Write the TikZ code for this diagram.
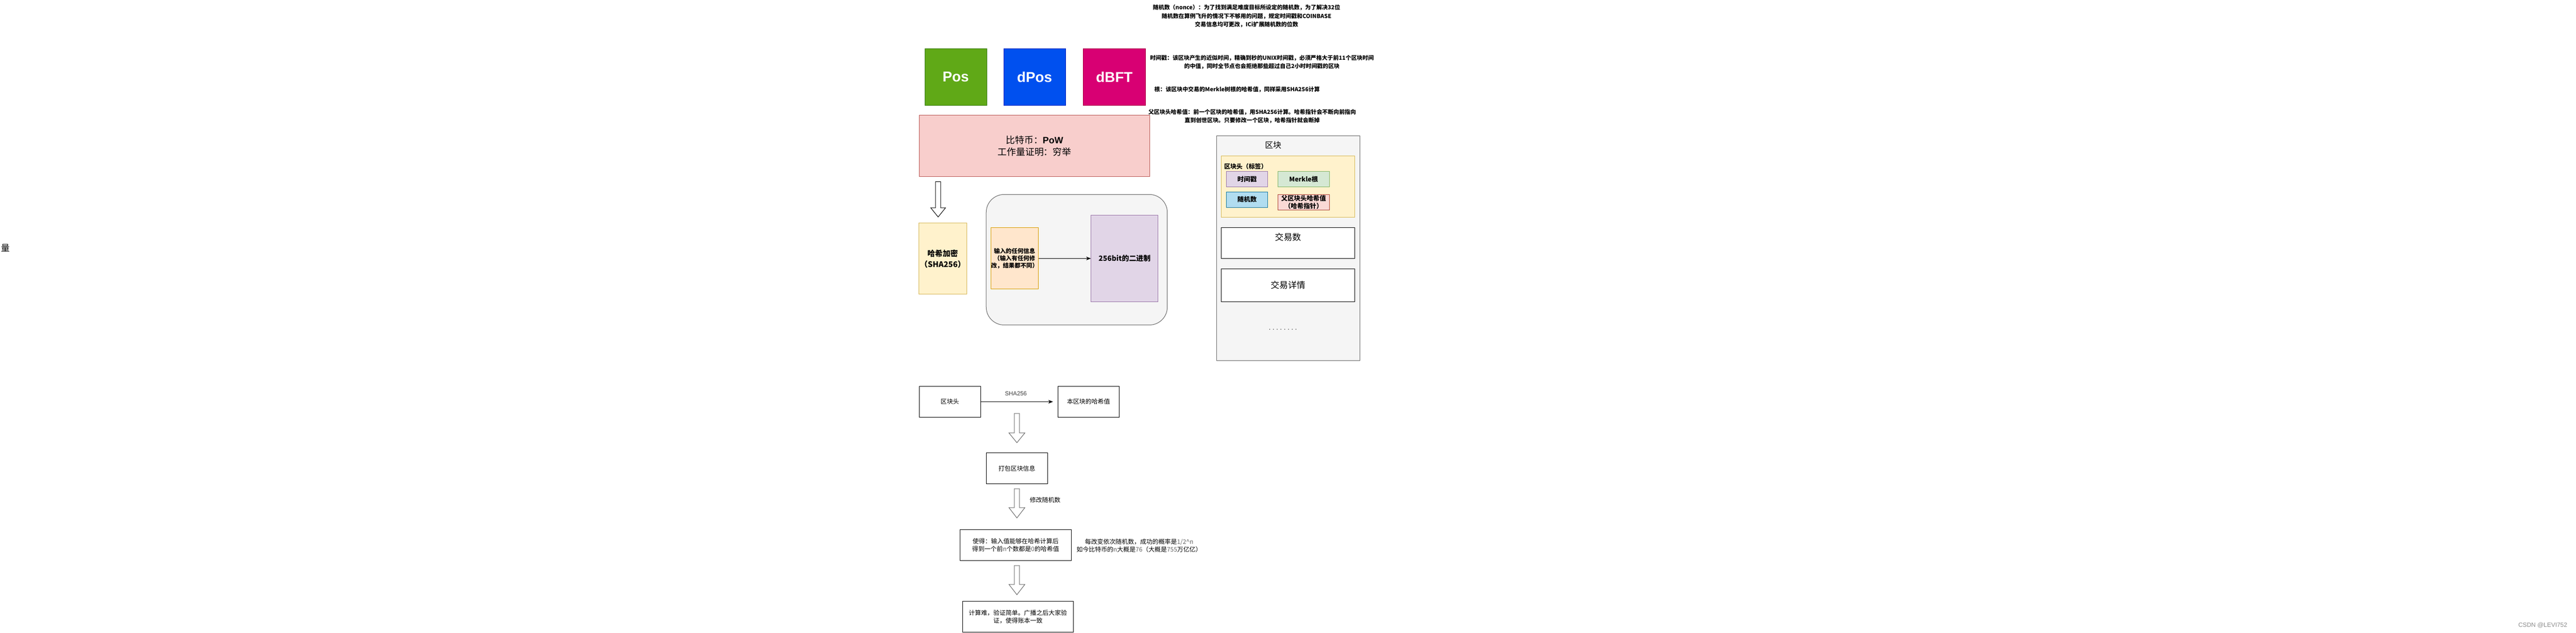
\documentclass[tikz,border=0pt]{standalone}
\usepackage{fontspec}
\setmainfont{Noto Sans CJK SC}
\newfontfamily\arialf{Liberation Sans}
\usetikzlibrary{arrows.meta}
\newcommand\fsz[2]{\fontsize{#1}{#2}\selectfont}
\definecolor{posF}{HTML}{60A917}\definecolor{posD}{HTML}{2D7600}
\definecolor{dposF}{HTML}{0050EF}\definecolor{dposD}{HTML}{001DBC}
\definecolor{dbftF}{HTML}{D80073}\definecolor{dbftD}{HTML}{A50040}
\definecolor{pinkF}{HTML}{F8CECC}\definecolor{pinkD}{HTML}{B85450}
\definecolor{yelF}{HTML}{FFF2CC}\definecolor{yelD}{HTML}{D6B656}
\definecolor{greyF}{HTML}{F5F5F5}\definecolor{greyD}{HTML}{666666}
\definecolor{oraF}{HTML}{FFE6CC}\definecolor{oraD}{HTML}{D79B00}
\definecolor{purF}{HTML}{E1D5E7}\definecolor{purD}{HTML}{9673A6}
\definecolor{grnF}{HTML}{D5E8D4}\definecolor{grnD}{HTML}{82B366}
\definecolor{bluF}{HTML}{B1DDF0}\definecolor{bluD}{HTML}{10739E}
\definecolor{redF}{HTML}{FAD9D5}\definecolor{redD}{HTML}{AE4132}
\definecolor{txtgrey}{HTML}{666666}
\begin{document}
\begin{tikzpicture}[x=1pt,y=-1pt,
  box/.style 2 args={draw, line width=1pt, inner sep=0pt, minimum width=#1, minimum height=#2, align=center},
  bigcol/.style={text=white, font=\arialf\bfseries\fsz{28}{32}},
  note/.style={inner sep=0pt, align=center, font=\bfseries\fsz{11}{16.5}},
  flow/.style={inner sep=0pt, align=center, font=\fsz{12}{15.5}},
  barrow/.style={draw, fill=white, line width=1pt, line join=miter},
  conn/.style={draw, line width=1pt, -{Stealth[length=9pt,width=7pt,inset=2.5pt]}}
]
\useasboundingbox (0,0) rectangle (5036,1236);
\fill[white] (0,0) rectangle (5036,1236);

% left stray character and watermark
\node[inner sep=0pt, font=\fsz{17}{20}] (stray) at (10.5,485) {量};
\node[inner sep=0pt, text=black!45, font=\arialf\fsz{12}{14}] (wm) at (4971,1222) {CSDN @LEVI752};

% notes at top
\node[note] (nonce) at (2437,31.5) {随机数（nonce）：为了找到满足难度目标所设定的随机数，为了解决32位\\随机数在算例飞升的情况下不够用的问题，规定时间戳和COINBASE\\交易信息均可更改，ICi扩展随机数的位数};
\node[note] (tsnote) at (2467,121.5) {时间戳：该区块产生的近似时间，精确到秒的UNIX时间戳，必须严格大于前11个区块时间\\的中值，同时全节点也会拒绝那些超过自己2小时时间戳的区块};
\node[note] (rootnote) at (2418.5,175) {根：该区块中交易的Merkle树根的哈希值，同样采用SHA256计算};
\node[note] (parnote) at (2448,227) {父区块头哈希值：前一个区块的哈希值，用SHA256计算。哈希指针会不断向前指向\\直到创世区块。只要修改一个区块，哈希指针就会断掉};

% consensus boxes
\node[box={121}{111}, fill=posF, draw=posD, bigcol] (pos) at (1868.5,150.5) {Pos};
\node[box={121}{111}, fill=dposF, draw=dposD, bigcol] (dpos) at (2022.5,150.5) {dPos};
\node[box={121}{111}, fill=dbftF, draw=dbftD, bigcol] (dbft) at (2178.5,150.5) {dBFT};
\node[box={451}{120}, fill=pinkF, draw=pinkD, font=\fsz{18}{23}] (pow) at (2022.5,285) {比特币：{\arialf\bfseries PoW}\\工作量证明：穷举};

% hash
\node[box={94}{139}, fill=yelF, draw=yelD, font=\bfseries\fsz{15}{21}] (hash) at (1843,505.5) {哈希加密\\（SHA256）};
\draw[barrow] (1829,355) -- (1839,355) -- (1839,406) -- (1848.5,406) -- (1834,424) -- (1819.5,406) -- (1829,406) -- cycle;

\node[box={354}{255}, fill=greyF, draw=greyD, rounded corners=35pt] (hcont) at (2105,507.5) {};
\node[box={93}{120}, fill=oraF, draw=oraD, font=\bfseries\fsz{11.5}{14}] (input) at (1983.5,505) {输入的任何信息\\（输入有任何修\\改，结果都不同）};
\node[box={131}{170}, fill=purF, draw=purD, font=\bfseries\fsz{14}{17}] (bin) at (2198.5,505) {256bit的二进制};
\draw[conn] (input.east) -- (bin.west);

% block structure
\node[box={280}{440}, fill=greyF, draw=greyD] (block) at (2518,485) {};
\node[inner sep=0pt, font=\fsz{16}{18}] (blocklbl) at (2489,284) {区块};
\node[box={260}{120}, fill=yelF, draw=yelD] (header) at (2518,365) {};
\node[inner sep=0pt, anchor=west, font=\bfseries\fsz{12}{14}] (headerlbl) at (2393,325) {区块头（标签）};
\node[box={80}{30}, fill=purF, draw=purD, font=\bfseries\fsz{12.5}{15}] (ts) at (2438,350) {时间戳};
\node[box={101}{30}, fill=grnF, draw=grnD, font=\bfseries\fsz{12.5}{15}] (merkle) at (2548.5,350) {Merkle根};
\node[box={80}{30}, fill=bluF, draw=bluD, font=\bfseries\fsz{12.5}{15}] (nonceb) at (2438,390) {随机数};
\node[box={101}{30}, fill=redF, draw=redD, font=\bfseries\fsz{12.5}{15}] (parent) at (2548.5,395) {父区块头哈希值\\（哈希指针）};
\node[box={260}{60}, fill=white, draw=black] (txcount) at (2518,475) {};
\node[inner sep=0pt, font=\fsz{17}{20}] (txcountlbl) at (2518,463) {交易数};
\node[box={260}{65}, fill=white, draw=black, font=\fsz{17}{20}] (txdetail) at (2518,557.5) {交易详情};
\node[inner sep=0pt, font=\arialf\fsz{12}{14}] (dots) at (2508,645) {· · · · · · · ·};

% flowchart
\node[box={120}{60}, draw=black, flow] (bh) at (1857,785) {区块头};
\node[box={120}{60}, draw=black, flow] (bhash) at (2128,785) {本区块的哈希值};
\draw[conn, shorten >=9pt] (bh.east) -- (bhash.west);
\node[inner sep=0pt, text=black!75, font=\arialf\fsz{11.5}{14}] (shalbl) at (1986,769) {SHA256};
\draw[barrow, draw=black!60] (1983,808) -- (1993,808) -- (1993,846) -- (2003.5,846) -- (1988,865) -- (1972.5,846) -- (1983,846) -- cycle;
\node[box={120}{60}, draw=black, flow] (pack) at (1988,915) {打包区块信息};
\draw[barrow, draw=black!60] (1983,955) -- (1993,955) -- (1993,992) -- (2003.5,992) -- (1988,1012) -- (1972.5,992) -- (1983,992) -- cycle;
\node[flow, anchor=west] (modlbl) at (2013,977) {修改随机数};
\node[box={217}{60}, draw=black, flow] (goal) at (1985.5,1065) {使得：输入值能够在哈希计算后\\得到一个前{\color{txtgrey}n}个数都是{\color{txtgrey}0}的哈希值};
\node[flow] (prob) at (2227,1066) {每改变依次随机数，成功的概率是{\color{txtgrey}1/2\^{}n}\\如今比特币的{\color{txtgrey}n}大概是{\color{txtgrey}76}（大概是{\color{txtgrey}755}万亿亿）};
\draw[barrow, draw=black!60] (1983,1105) -- (1993,1105) -- (1993,1142) -- (2003.5,1142) -- (1988,1162) -- (1972.5,1142) -- (1983,1142) -- cycle;
\node[box={216}{60}, draw=black, flow] (verify) at (1990,1205) {计算难，验证简单。广播之后大家验\\证，使得账本一致};
\end{tikzpicture}
\end{document}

- - -

● **Description of the task**
Return each line of the data, keeping its wording exact and omitting pictures.

● **The response**
Write the TikZ code for this diagram.
\documentclass[tikz,border=0pt]{standalone}
\usepackage{fontspec}
\setmainfont{Noto Sans CJK SC}
\newfontfamily\arialf{Liberation Sans}
\usetikzlibrary{arrows.meta}
\newcommand\fsz[2]{\fontsize{#1}{#2}\selectfont}
\definecolor{posF}{HTML}{60A917}\definecolor{posD}{HTML}{2D7600}
\definecolor{dposF}{HTML}{0050EF}\definecolor{dposD}{HTML}{001DBC}
\definecolor{dbftF}{HTML}{D80073}\definecolor{dbftD}{HTML}{A50040}
\definecolor{pinkF}{HTML}{F8CECC}\definecolor{pinkD}{HTML}{B85450}
\definecolor{yelF}{HTML}{FFF2CC}\definecolor{yelD}{HTML}{D6B656}
\definecolor{greyF}{HTML}{F5F5F5}\definecolor{greyD}{HTML}{666666}
\definecolor{oraF}{HTML}{FFE6CC}\definecolor{oraD}{HTML}{D79B00}
\definecolor{purF}{HTML}{E1D5E7}\definecolor{purD}{HTML}{9673A6}
\definecolor{grnF}{HTML}{D5E8D4}\definecolor{grnD}{HTML}{82B366}
\definecolor{bluF}{HTML}{B1DDF0}\definecolor{bluD}{HTML}{10739E}
\definecolor{redF}{HTML}{FAD9D5}\definecolor{redD}{HTML}{AE4132}
\definecolor{txtgrey}{HTML}{666666}
\begin{document}
\begin{tikzpicture}[x=1pt,y=-1pt,
  box/.style 2 args={draw, line width=1pt, inner sep=0pt, minimum width=#1, minimum height=#2, align=center},
  bigcol/.style={text=white, font=\arialf\bfseries\fsz{28}{32}},
  note/.style={inner sep=0pt, align=center, font=\bfseries\fsz{11}{16.5}},
  flow/.style={inner sep=0pt, align=center, font=\fsz{12}{15.5}},
  barrow/.style={draw, fill=white, line width=1pt, line join=miter},
  conn/.style={draw, line width=1pt, -{Stealth[length=9pt,width=7pt,inset=2.5pt]}}
]
\useasboundingbox (0,0) rectangle (5036,1236);
\fill[white] (0,0) rectangle (5036,1236);

% left stray character and watermark
\node[inner sep=0pt, font=\fsz{17}{20}] (stray) at (10.5,485) {量};
\node[inner sep=0pt, text=black!45, font=\arialf\fsz{12}{14}] (wm) at (4971,1222) {CSDN @LEVI752};

% notes at top
\node[note] (nonce) at (2437,31.5) {随机数（nonce）：为了找到满足难度目标所设定的随机数，为了解决32位\\随机数在算例飞升的情况下不够用的问题，规定时间戳和COINBASE\\交易信息均可更改，ICi扩展随机数的位数};
\node[note] (tsnote) at (2467,121.5) {时间戳：该区块产生的近似时间，精确到秒的UNIX时间戳，必须严格大于前11个区块时间\\的中值，同时全节点也会拒绝那些超过自己2小时时间戳的区块};
\node[note] (rootnote) at (2418.5,175) {根：该区块中交易的Merkle树根的哈希值，同样采用SHA256计算};
\node[note] (parnote) at (2448,227) {父区块头哈希值：前一个区块的哈希值，用SHA256计算。哈希指针会不断向前指向\\直到创世区块。只要修改一个区块，哈希指针就会断掉};

% consensus boxes
\node[box={121}{111}, fill=posF, draw=posD, bigcol] (pos) at (1868.5,150.5) {Pos};
\node[box={121}{111}, fill=dposF, draw=dposD, bigcol] (dpos) at (2022.5,150.5) {dPos};
\node[box={121}{111}, fill=dbftF, draw=dbftD, bigcol] (dbft) at (2178.5,150.5) {dBFT};
\node[box={451}{120}, fill=pinkF, draw=pinkD, font=\fsz{18}{23}] (pow) at (2022.5,285) {比特币：{\arialf\bfseries PoW}\\工作量证明：穷举};

% hash
\node[box={94}{139}, fill=yelF, draw=yelD, font=\bfseries\fsz{15}{21}] (hash) at (1843,505.5) {哈希加密\\（SHA256）};
\draw[barrow] (1829,355) -- (1839,355) -- (1839,406) -- (1848.5,406) -- (1834,424) -- (1819.5,406) -- (1829,406) -- cycle;

\node[box={354}{255}, fill=greyF, draw=greyD, rounded corners=35pt] (hcont) at (2105,507.5) {};
\node[box={93}{120}, fill=oraF, draw=oraD, font=\bfseries\fsz{11.5}{14}] (input) at (1983.5,505) {输入的任何信息\\（输入有任何修\\改，结果都不同）};
\node[box={131}{170}, fill=purF, draw=purD, font=\bfseries\fsz{14}{17}] (bin) at (2198.5,505) {256bit的二进制};
\draw[conn] (input.east) -- (bin.west);

% block structure
\node[box={280}{440}, fill=greyF, draw=greyD] (block) at (2518,485) {};
\node[inner sep=0pt, font=\fsz{16}{18}] (blocklbl) at (2489,284) {区块};
\node[box={260}{120}, fill=yelF, draw=yelD] (header) at (2518,365) {};
\node[inner sep=0pt, anchor=west, font=\bfseries\fsz{12}{14}] (headerlbl) at (2393,325) {区块头（标签）};
\node[box={80}{30}, fill=purF, draw=purD, font=\bfseries\fsz{12.5}{15}] (ts) at (2438,350) {时间戳};
\node[box={101}{30}, fill=grnF, draw=grnD, font=\bfseries\fsz{12.5}{15}] (merkle) at (2548.5,350) {Merkle根};
\node[box={80}{30}, fill=bluF, draw=bluD, font=\bfseries\fsz{12.5}{15}] (nonceb) at (2438,390) {随机数};
\node[box={101}{30}, fill=redF, draw=redD, font=\bfseries\fsz{12.5}{15}] (parent) at (2548.5,395) {父区块头哈希值\\（哈希指针）};
\node[box={260}{60}, fill=white, draw=black] (txcount) at (2518,475) {};
\node[inner sep=0pt, font=\fsz{17}{20}] (txcountlbl) at (2518,463) {交易数};
\node[box={260}{65}, fill=white, draw=black, font=\fsz{17}{20}] (txdetail) at (2518,557.5) {交易详情};
\node[inner sep=0pt, font=\arialf\fsz{12}{14}] (dots) at (2508,645) {· · · · · · · ·};

% flowchart
\node[box={120}{60}, draw=black, flow] (bh) at (1857,785) {区块头};
\node[box={120}{60}, draw=black, flow] (bhash) at (2128,785) {本区块的哈希值};
\draw[conn, shorten >=9pt] (bh.east) -- (bhash.west);
\node[inner sep=0pt, text=black!75, font=\arialf\fsz{11.5}{14}] (shalbl) at (1986,769) {SHA256};
\draw[barrow, draw=black!60] (1983,808) -- (1993,808) -- (1993,846) -- (2003.5,846) -- (1988,865) -- (1972.5,846) -- (1983,846) -- cycle;
\node[box={120}{60}, draw=black, flow] (pack) at (1988,915) {打包区块信息};
\draw[barrow, draw=black!60] (1983,955) -- (1993,955) -- (1993,992) -- (2003.5,992) -- (1988,1012) -- (1972.5,992) -- (1983,992) -- cycle;
\node[flow, anchor=west] (modlbl) at (2013,977) {修改随机数};
\node[box={217}{60}, draw=black, flow] (goal) at (1985.5,1065) {使得：输入值能够在哈希计算后\\得到一个前{\color{txtgrey}n}个数都是{\color{txtgrey}0}的哈希值};
\node[flow] (prob) at (2227,1066) {每改变依次随机数，成功的概率是{\color{txtgrey}1/2\^{}n}\\如今比特币的{\color{txtgrey}n}大概是{\color{txtgrey}76}（大概是{\color{txtgrey}755}万亿亿）};
\draw[barrow, draw=black!60] (1983,1105) -- (1993,1105) -- (1993,1142) -- (2003.5,1142) -- (1988,1162) -- (1972.5,1142) -- (1983,1142) -- cycle;
\node[box={216}{60}, draw=black, flow] (verify) at (1990,1205) {计算难，验证简单。广播之后大家验\\证，使得账本一致};
\end{tikzpicture}
\end{document}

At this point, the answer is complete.